The 16 panel members include six from the General Synod, the governing body of the Church, and six from the diocese of Canterbury. There are two bishops, but only one representative of the members of the worldwide Anglican Communion, Dr Barry Morgan, the Archbishop of Wales.
His liberal views are hardly representative of the communion, which is dominated by evangelicals who take a hard line on issues such as homosexuality.
The chairman is Lord Luce, the former Conservative cabinet minister who was appointed by Downing Street.
There have been suggestions of the so-called Canterbury Six acting together to block or promote candidates. At least nine members of the commission seem likely to be in favour of a reformer,
“The Church of England is at a crossroads, but the roads do not fall according to the usual tribal lines of evangelicals, Anglo-Catholics and liberals,” said one leading Anglican. “They fall along the lines of who are those who want a safe pair of hands - the ‘steady as she goes, let’s just keep the ship afloat and heading in the same direction’ view - and those who have a much bigger vision of what God might be doing.”
The Church has agreed three goals for the coming century: to grow, in terms of congregations and spiritual depth; to focus resources where there is most need and opportunity; and “to reshape or re-imagine the Church’s ministry” so there is a Christian witness in every local community.
However, the Church no longer has the priests, the people or the money to have a paid member of the clergy in every parish church. There are many who believe that it is time for a rethink.

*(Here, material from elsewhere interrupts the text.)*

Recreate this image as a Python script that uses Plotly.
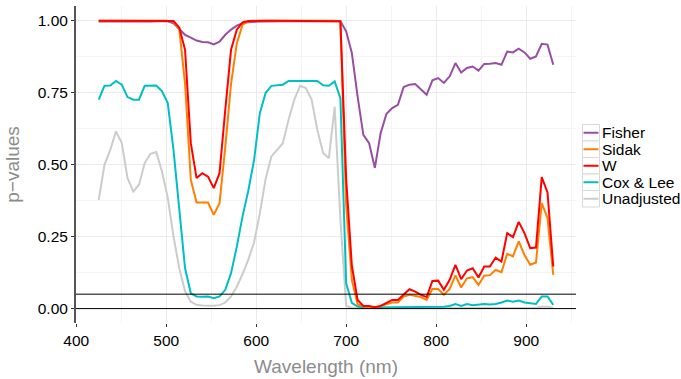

The Bishop of Durham has already defined himself as a reformer, having begun to change the funding of his diocese in an innovative way.
Instead of telling the parishes how much they have to contribute to the diocese, Bishop Welby wants “a complete upending of the system” so that they say how much they can afford, which is used to set the budget. His youth and education at Eton may count against him in some people’s eyes, however.
As a second choice, the reformers have considered the Bishop of Liverpool, the Rt Rev James Jones, who is 63. A favourite of Tony Blair, he was also appointed by David Cameron to lead the Hillsborough inquiry. He could be a “radical caretaker” able to begin the process of change before handing over to someone younger.
The Archbishop of York is the only candidate with a direct appeal to conservatives, many of whose views are shared by the Rt Rev Michael Nazir-Ali, former Bishop of Rochester, who says the new Archbishop must speak up for “marriage and family, justice and society”. But the need for change remains, he said. “The organisational structures of the Church need to be lightened so that it is flexible and able to respond to need.”
For those who want a steadying hand, the Bishop of London, the Rt Rev Richard Chartres, is the candidate with the best establishment connections, as a close friend of the Prince of Wales. If he is considered beyond the pail because of his opposition to women priests, a popular choice for the role of steady caretaker is Bishop James, who said he was praying that God would not choose him.
It is possible the commission has chosen two names, and is secretly engaged in the formal processes that are necessary before an appointment can be made, such as a full medical examination.
However, Mr Archer said: “I think that’s extremely unlikely. The announcement that they made was opaque, but it was code for saying. ‘We haven’t made our minds up.’ If they had decided, they would not have made an announcement at that moment.”
Mr Archer, who helped choose six bishops during his time on the commission, said: “The chairman has to knock heads together. If I was him I wouldn’t have let the commission break up last week. I would have kept going for as long as necessary, until the job was done.”